In the sci-fi obsessed 1950s, for a short time chlorophyll was mooted as the new panacea for all things whiffy. It all started with a fellow called Benjamin Gruskin, who in the 1930s developed a water-soluble form of chlorophyll, now known as chlorophyllin. Gruskin tested his chlorophyllin on everything from burns to ulcers and was convinced that it was going to be an effective remedy. It may have proved to have been, but with the pharmaceutical companies busily investing in the brave new world of antibiotics it looked like his soluble chlorophyll would be consigned to the footnotes of history.
However, this strange tale did not end there as a few years later an advertising man named O`Neil Ryan Jr, looking for a new drug to market heard of Gruskin’s discovery and took out a patent on it.
Whilst working on a healing ointment the scientists were struck by the deodorising properties of the stuff when applied to their test subjects.His first release was a chlorophyll-based toothpaste, marketed by Pepsodent in 1950 as the green Chlorodent . This prompted a number of other manufacturers to follow suit with a wonderful array of products ranging with chlorophyll-flavoured dogfood, chewing gum, mouthwash, deodorant, cigarettes, soap, shampoo, skin lotion, toilet roll, bubble bath, popcorn, nappies, condoms (only kidding) sheets, and socks. Even Elsa Schiaparelli, the grand Parisian couturier got in on the fad by offering a chlorophyll cologne.

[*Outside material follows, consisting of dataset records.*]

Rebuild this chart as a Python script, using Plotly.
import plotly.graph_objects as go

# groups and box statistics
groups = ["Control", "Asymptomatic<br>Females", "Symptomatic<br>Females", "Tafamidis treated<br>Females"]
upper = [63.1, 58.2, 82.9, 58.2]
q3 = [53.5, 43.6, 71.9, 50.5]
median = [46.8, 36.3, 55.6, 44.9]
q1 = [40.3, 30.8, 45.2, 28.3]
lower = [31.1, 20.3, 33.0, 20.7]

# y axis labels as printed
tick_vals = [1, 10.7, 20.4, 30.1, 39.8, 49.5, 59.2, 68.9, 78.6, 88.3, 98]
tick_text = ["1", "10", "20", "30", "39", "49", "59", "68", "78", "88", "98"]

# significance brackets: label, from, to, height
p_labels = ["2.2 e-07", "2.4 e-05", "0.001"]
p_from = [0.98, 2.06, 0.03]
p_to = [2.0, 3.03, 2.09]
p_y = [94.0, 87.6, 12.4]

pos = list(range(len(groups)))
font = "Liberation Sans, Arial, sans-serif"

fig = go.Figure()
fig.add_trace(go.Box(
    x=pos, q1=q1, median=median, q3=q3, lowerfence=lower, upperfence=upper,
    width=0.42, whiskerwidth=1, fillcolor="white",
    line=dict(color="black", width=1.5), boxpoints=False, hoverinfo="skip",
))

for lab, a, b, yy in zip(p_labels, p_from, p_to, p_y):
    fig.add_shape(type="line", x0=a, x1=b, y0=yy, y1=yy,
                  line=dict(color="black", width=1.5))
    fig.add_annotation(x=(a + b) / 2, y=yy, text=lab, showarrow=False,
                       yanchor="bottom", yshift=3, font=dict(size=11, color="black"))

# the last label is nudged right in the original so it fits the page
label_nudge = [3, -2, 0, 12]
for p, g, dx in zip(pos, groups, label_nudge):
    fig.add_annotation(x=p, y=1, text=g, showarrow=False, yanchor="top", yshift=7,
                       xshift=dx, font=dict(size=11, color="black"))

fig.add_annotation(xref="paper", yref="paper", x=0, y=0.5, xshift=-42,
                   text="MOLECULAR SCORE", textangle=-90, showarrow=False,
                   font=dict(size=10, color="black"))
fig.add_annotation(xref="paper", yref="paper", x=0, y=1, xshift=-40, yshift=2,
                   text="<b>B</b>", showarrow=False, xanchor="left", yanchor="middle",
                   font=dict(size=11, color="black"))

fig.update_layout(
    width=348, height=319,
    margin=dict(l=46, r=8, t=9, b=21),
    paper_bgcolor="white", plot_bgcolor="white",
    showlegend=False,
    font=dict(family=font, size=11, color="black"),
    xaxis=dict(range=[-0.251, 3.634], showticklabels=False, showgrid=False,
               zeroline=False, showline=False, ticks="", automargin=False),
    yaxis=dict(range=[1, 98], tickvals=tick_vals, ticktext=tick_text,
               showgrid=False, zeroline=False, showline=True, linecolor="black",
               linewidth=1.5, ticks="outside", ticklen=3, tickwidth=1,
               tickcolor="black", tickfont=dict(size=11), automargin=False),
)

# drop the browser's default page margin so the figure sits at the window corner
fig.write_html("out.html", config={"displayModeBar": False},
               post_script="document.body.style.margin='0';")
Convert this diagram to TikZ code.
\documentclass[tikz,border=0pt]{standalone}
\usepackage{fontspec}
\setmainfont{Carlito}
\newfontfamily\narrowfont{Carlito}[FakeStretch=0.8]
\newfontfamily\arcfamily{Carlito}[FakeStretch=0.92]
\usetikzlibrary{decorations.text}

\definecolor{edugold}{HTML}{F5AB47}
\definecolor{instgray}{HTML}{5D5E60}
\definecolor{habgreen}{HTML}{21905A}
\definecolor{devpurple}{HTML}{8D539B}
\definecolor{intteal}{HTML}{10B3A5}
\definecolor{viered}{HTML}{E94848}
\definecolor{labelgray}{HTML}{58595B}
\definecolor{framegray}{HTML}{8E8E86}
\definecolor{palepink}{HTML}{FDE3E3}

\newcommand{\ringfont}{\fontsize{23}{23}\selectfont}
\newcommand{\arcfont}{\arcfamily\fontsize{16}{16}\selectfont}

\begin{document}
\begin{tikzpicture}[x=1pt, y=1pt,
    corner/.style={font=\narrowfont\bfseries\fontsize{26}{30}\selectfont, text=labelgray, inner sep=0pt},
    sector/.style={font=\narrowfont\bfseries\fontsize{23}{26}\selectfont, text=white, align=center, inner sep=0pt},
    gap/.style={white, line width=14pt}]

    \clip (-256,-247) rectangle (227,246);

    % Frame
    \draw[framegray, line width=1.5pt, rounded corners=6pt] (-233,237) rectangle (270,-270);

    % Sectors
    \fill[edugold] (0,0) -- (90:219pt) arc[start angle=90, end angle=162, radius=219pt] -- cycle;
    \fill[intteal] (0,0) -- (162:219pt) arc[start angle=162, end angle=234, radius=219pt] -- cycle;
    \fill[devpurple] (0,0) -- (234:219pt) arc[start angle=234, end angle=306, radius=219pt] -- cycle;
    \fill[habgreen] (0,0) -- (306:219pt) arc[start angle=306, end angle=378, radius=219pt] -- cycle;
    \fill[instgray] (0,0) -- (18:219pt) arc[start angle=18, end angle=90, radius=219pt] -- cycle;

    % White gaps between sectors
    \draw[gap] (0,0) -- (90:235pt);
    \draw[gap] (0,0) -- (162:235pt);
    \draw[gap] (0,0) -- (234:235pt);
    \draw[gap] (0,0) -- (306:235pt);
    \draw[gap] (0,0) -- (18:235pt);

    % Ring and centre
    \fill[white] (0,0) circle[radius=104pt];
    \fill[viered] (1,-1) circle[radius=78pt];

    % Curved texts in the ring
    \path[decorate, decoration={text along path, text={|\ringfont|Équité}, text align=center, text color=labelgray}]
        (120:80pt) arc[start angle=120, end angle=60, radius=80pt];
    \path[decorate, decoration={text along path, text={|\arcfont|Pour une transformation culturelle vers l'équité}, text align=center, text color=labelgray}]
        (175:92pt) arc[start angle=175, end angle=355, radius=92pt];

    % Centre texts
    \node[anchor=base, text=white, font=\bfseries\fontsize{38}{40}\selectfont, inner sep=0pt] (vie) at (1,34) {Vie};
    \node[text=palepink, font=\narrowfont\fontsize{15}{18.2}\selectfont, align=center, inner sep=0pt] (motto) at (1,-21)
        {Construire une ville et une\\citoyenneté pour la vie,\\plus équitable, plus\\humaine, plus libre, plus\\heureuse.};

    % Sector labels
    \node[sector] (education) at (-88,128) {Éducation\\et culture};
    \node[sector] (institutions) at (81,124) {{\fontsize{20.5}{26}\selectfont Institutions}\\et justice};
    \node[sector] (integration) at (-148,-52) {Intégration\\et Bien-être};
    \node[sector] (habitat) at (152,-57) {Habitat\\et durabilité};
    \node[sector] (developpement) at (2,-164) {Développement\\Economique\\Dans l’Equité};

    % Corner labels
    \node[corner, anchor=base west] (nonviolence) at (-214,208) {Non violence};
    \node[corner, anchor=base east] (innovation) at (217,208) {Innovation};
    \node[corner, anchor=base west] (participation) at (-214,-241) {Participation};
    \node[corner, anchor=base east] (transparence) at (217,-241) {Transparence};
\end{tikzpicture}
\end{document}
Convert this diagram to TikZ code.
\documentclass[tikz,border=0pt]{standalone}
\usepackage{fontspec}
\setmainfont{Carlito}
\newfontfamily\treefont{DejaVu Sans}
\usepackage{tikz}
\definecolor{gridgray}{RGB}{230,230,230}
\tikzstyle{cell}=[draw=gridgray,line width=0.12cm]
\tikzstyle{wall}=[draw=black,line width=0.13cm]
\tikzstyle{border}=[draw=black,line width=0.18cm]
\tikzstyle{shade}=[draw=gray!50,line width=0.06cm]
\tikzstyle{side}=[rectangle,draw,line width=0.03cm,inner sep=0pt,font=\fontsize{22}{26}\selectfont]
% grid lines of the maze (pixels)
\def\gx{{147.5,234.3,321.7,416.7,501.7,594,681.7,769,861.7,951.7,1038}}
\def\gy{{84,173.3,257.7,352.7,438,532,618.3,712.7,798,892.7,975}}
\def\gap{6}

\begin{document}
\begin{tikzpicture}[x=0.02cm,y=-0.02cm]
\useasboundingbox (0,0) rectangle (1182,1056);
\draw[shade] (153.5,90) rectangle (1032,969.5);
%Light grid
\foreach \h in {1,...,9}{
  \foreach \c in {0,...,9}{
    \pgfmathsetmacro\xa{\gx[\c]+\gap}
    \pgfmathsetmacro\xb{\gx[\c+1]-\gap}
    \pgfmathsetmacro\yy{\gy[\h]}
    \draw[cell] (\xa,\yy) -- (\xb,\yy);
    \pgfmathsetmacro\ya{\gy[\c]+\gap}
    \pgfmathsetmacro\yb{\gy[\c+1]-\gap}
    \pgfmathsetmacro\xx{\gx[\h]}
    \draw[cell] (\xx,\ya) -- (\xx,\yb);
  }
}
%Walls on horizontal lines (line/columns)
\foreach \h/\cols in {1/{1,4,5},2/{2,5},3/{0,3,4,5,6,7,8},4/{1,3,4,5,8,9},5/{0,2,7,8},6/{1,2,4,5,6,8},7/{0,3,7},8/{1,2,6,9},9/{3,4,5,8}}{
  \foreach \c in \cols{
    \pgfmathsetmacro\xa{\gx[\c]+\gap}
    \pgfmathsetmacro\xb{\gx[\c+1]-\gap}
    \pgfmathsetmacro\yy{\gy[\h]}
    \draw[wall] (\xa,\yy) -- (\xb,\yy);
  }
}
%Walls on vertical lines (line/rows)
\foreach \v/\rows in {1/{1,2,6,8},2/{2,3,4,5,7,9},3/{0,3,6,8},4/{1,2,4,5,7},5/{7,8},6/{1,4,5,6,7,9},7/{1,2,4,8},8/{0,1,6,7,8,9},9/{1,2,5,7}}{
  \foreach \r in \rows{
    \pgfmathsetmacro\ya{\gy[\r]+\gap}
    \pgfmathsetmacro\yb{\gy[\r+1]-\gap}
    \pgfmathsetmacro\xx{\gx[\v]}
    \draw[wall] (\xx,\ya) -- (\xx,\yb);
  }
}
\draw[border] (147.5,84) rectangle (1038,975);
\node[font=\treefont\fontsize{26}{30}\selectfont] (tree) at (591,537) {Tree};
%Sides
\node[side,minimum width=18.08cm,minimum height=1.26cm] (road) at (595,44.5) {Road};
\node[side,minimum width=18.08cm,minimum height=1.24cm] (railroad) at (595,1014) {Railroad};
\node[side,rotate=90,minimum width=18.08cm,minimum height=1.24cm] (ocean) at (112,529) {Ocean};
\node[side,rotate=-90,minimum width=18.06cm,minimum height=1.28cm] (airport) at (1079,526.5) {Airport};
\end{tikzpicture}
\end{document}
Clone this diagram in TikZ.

It was all getting a bit silly with plans for chlorophyll beer and chlorophyll salami when The Journal of the American Medical Association announced that there was “no conclusive evidence” that chlorophyll had any deodorising effect on anything whatsoever and mischievously pointed out that goats, which practically live on the stuff are perhaps the smelliest animals known to man. The chlorophyll craze eventually petered out although you can still find chlorophyll based products if you really wanted to.